One is, how are we going to balance the need to build the most stuff we’ve ever built, as fast and as well as we’ve ever built it, with our desire to uphold this country’s democratic values and self-determination? We’re looking here at migration patterns projected from sea level rise and climate change, and this is where they’re going to move. This is Mat Hauer’s work at the University of Georgia that we visualized for him.
And we’re looking here at just…on top of those climate refugees adding 100 million people to the US, which is the sort of median projection for the next fifty years or so, what that would look like building at these different densities.
The second question is how we think about growing our coalition beyond rooms like this, beyond places like Philadelphia and Providence and New York and Boston. I’m from rural Arkansas so I think a lot about places like that, and in our studio we’re looking at places like Appalachia, the lower Mississippi Delta, and the Corn Belt in the Midwest in part because we know we can’t actually achieve any of the goals of the Green New Deal without putting those places if not first then very close to first? And we also probably cannot grow our coalition large enough to achieve all the things we want to achieve without bringing more and more people along.
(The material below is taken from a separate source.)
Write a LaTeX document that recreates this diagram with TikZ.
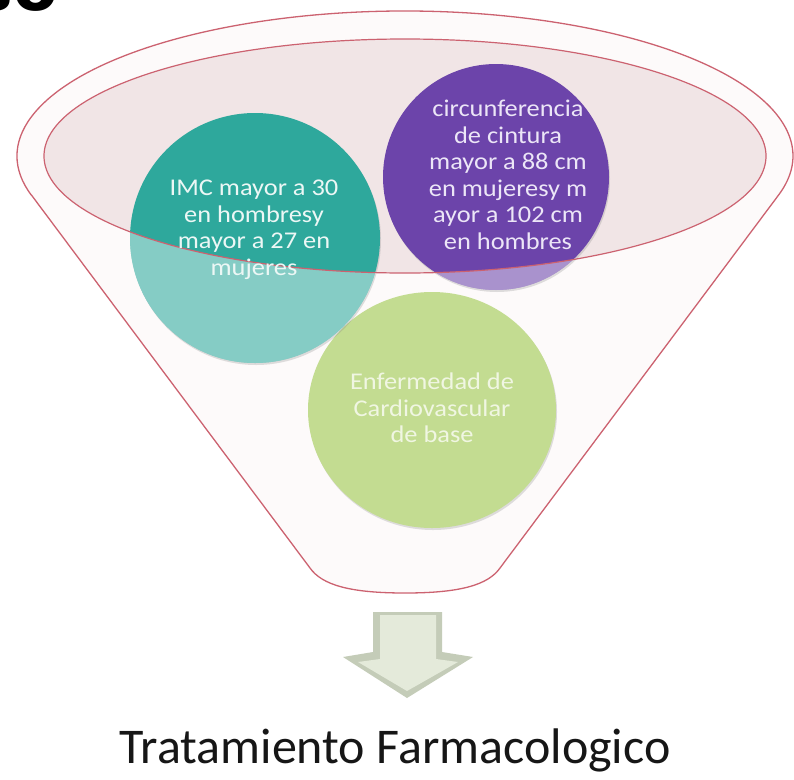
\documentclass[tikz,border=0pt]{standalone}
\usepackage{fontspec}
\setmainfont{Carlito}
\newfontfamily\bubblefont[FakeStretch=1.1]{Carlito}
\newfontfamily\headfont{DejaVu Sans}
\usetikzlibrary{shadows,shapes.geometric}

\definecolor{funnelred}{RGB}{204,98,112}
\definecolor{funnelfill}{RGB}{253,250,250}
\definecolor{ellfill}{RGB}{241,229,230}
\definecolor{tealc}{RGB}{46,168,156}
\definecolor{purplec}{RGB}{108,68,170}
\definecolor{greenc}{RGB}{195,220,145}
\definecolor{arrowface}{RGB}{228,234,218}
\definecolor{arrowedge}{RGB}{196,204,184}

\tikzset{
  bubble/.style={ellipse, draw=none, minimum width=#1, minimum height=#1, inner sep=0pt,
    drop shadow={opacity=.25, shadow xshift=1pt, shadow yshift=-2pt}},
  bubbletext/.style={align=center, inner sep=0pt,
    font=\bubblefont\fontsize{24}{26.5}\selectfont},
}

\begin{document}
\begin{tikzpicture}[x=1pt,y=-1pt]
  \useasboundingbox (0,0) rectangle (794,779);
  \fill[white] (0,0) rectangle (794,779);

  % heading cut off by the page edge
  \node[anchor=base east, inner sep=0pt,
    font=\headfont\bfseries\fontsize{65}{70}\selectfont] (head) at (58,10) {so};

  % funnel
  \draw[funnelred, line width=1.3pt, fill=funnelfill]
    (31.4,195) -- (310,568) .. controls (322,585) and (350,593) .. (405,593)
    .. controls (460,593) and (488,585) .. (500,568) -- (778.6,195)
    arc[start angle=15.6, end angle=-195.6, x radius=388, y radius=145] -- cycle;
  \fill[ellfill] (405,156) ellipse[x radius=361, y radius=117];

  % circles
  \node[bubble=248pt, minimum height=236pt, fill=greenc] (cardio) at (432,410) {};
  \node[bubble=250pt, fill=tealc]   (imc)     at (255,238) {};
  \node[bubble=226pt, fill=purplec] (cintura) at (496,177) {};

  \begin{scope}
    \clip (imc.center) circle[radius=125] (cintura.center) circle[radius=113];
    \fill[white, opacity=.42, even odd rule] (0,0) rectangle (794,779)
      (405,156) ellipse[x radius=361, y radius=117];
  \end{scope}
  \draw[funnelred, line width=1.2pt] (405,156) ellipse[x radius=361, y radius=117];

  % texts
  \node[bubbletext, text={rgb,255:red,236;green,247;blue,245}] (imctext) at (254,230)
    {IMC mayor a 30\\en hombresy\\mayor a 27 en\\mujeres};
  \node[bubbletext, text={rgb,255:red,236;green,230;blue,247}] (cinturatext) at (508,175)
    {circunferencia\\de cintura\\mayor a 88 cm\\en mujeresy m\\ayor a 102 cm\\en hombres};
  \node[bubbletext, text={rgb,255:red,240;green,246;blue,226}] (cardiotext) at (432,408)
    {Enfermedad de\\Cardiovascular\\de base};

  % arrow
  \fill[arrowedge] (373,612) -- (442,612) -- (442,652) -- (473,657) -- (407,698)
    -- (343,657) -- (373,652) -- cycle;
  \fill[arrowface] (380,615) -- (436,615) -- (436,659) -- (458,662) -- (407,691)
    -- (358,662) -- (380,659) -- cycle;

  \node[anchor=base, inner sep=0pt, text={rgb,255:red,22;green,22;blue,22},
    font=\fontsize{50}{60}\selectfont] (tratamiento) at (395,763)
    {Tratamiento Farmacologico};
\end{tikzpicture}
\end{document}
And I’ll zoom through those pretty quickly.
And so let me begin to kind of wrap up here by connecting the dots between the New Deal, the Green New Deal, and the sort of political train we now find ourselves in. And to the former the point, you know those of us at places like RISD and Harvard and Penn, in particular, with resources and power at our disposal—this is with what Damian was just talking about—have to begin to organize our colleagues, too, not just to allow ourselves to be organized by the movements we’re hoping to serve but to organize our colleagues around these ideas. To do more than to give out a practice that simply blunts the worst effects of climate change, produces striking visuals and the like. We have to begin the offer on-ramps from our places into movements, to create space for climate action and climate activists to be welcome and part of our schools. And for us to find ways to move together to build this anti-capitalist counter-hegemonic bloc that is going to determine whether or not we succeed on this Green New Deal terrain.
And what I’ll say— I know I’m like, running out of time, I’m going to be very very quick. Damian asked me to talk a little bit too about this sort of like ongoing fight I’ve had with Shawn Kelly and ASLA, which I’ll do really quickly. Shawn is thankfully no longer president at ASLA so…goodbye?
But anyone who was in Atlantic City with me last…February, January, might remember I gave a presentation about a book we’ve just put out called Design with Nature Now. Very benign presentation. About an hour. The last three minutes or so, I put up a slide showing a AIA’s very like, timid endorsement of the Green New Deal, HR 109, and sort of asking people in the audience to email, call, whatever ASLA’s office and ask them to make a similar statement, or maybe a better one, God forbid.
And I did not know at the time, but Shawn Kelly was in the audience. He was extremely not happy with me. Went to the stage the next day, in theory to give a talk and used that entire talk to talk about why they would not be endorsing…not the Green New Deal because he didn’t know the name of it, but that green plan? So he also I think sided with Nancy Pelosi on that.
And eventually they felt compelled to put out a statement around the Green New Deal, HR 109. Which is, if you read it it’s probably the worst statement I’ve ever read on any piece of legislation. It made everyone mad, it did not endorse it, it did not attack it, so everyone from every side was mad with them. And for us then… Aside from picking a fight with the ASLA president which maybe was not the smartest thing I’ve ever done, it really set us into action and then to work I think within the Center to think about pressing them on this issue in a variety of ways.
So, one of those was to pull together this event that Damian’s mentioned, Designing a Green New Deal in September. This is Varshini Prakash leading a bunch of stiff designers in song. You can see like, this is one of the most insane pictures for people who know designers to ever look at. You have Marilyn Taylor who was our former dean and like very into corporate architecture next to Naomi Klein, next to Raj Patel, next to Alyssa and Thea and like DSA Ecosocialist Caucus over here in the center. I don’t know if she knew who all these people were, but this is an insane picture to think that I have now.
And then this event and many other things got us to work on helping to write what became the Green New Deal for Public Housing bill that AOC and Bernie just put out for the Homes Guarantee bill, the Homes for All Act that Ilhan Omar just put out. And the formation of this sort of student-led group. Let me zip through these really quickly. Those are just some of the Data for Progress things you can always look at if you have not already.
It also led to the creation of this really amazing group of students who’ve been agitating ASLA for the last few months as well called ASLA Adapt and who then I think along with us and all of this other outside pressure we built on ASLA, sort of forced them to the table to put out this statement around the Green New Deal for Public Housing bill that just came out a couple weeks ago, where they actually endorsed it. Part of that is that Shawn’s…no longer the president, and the CEO at the time is no longer there. But also because of all of this outside pressure that had bent ASLA into this coalition in ways that I did not expect to happen quite so quickly. And that has I think helped us think about how this work might continue going forward as we think about the other aspects of the built environment in a Green New Deal that we’re gonna take on in the Center and as a set of fields.
And so I just want to end here—I promise I’m done—by just acknowledging my students who are here today. Can you all like, raise your hands. I see some of you in the back. This is also my way of keeping attendance. There’s absolutely nothing in this presentation that I think would’ve come together for me as clearly or as quickly—and it’s like, I think we’re supposed to be ten and probably really fifteen minutes—if not for the work they’ve been doing with us this semester. They’ve done really incredible things helping me think about the Green New Deal an the built environment. And so I wanna think Damian and thank them for having me here.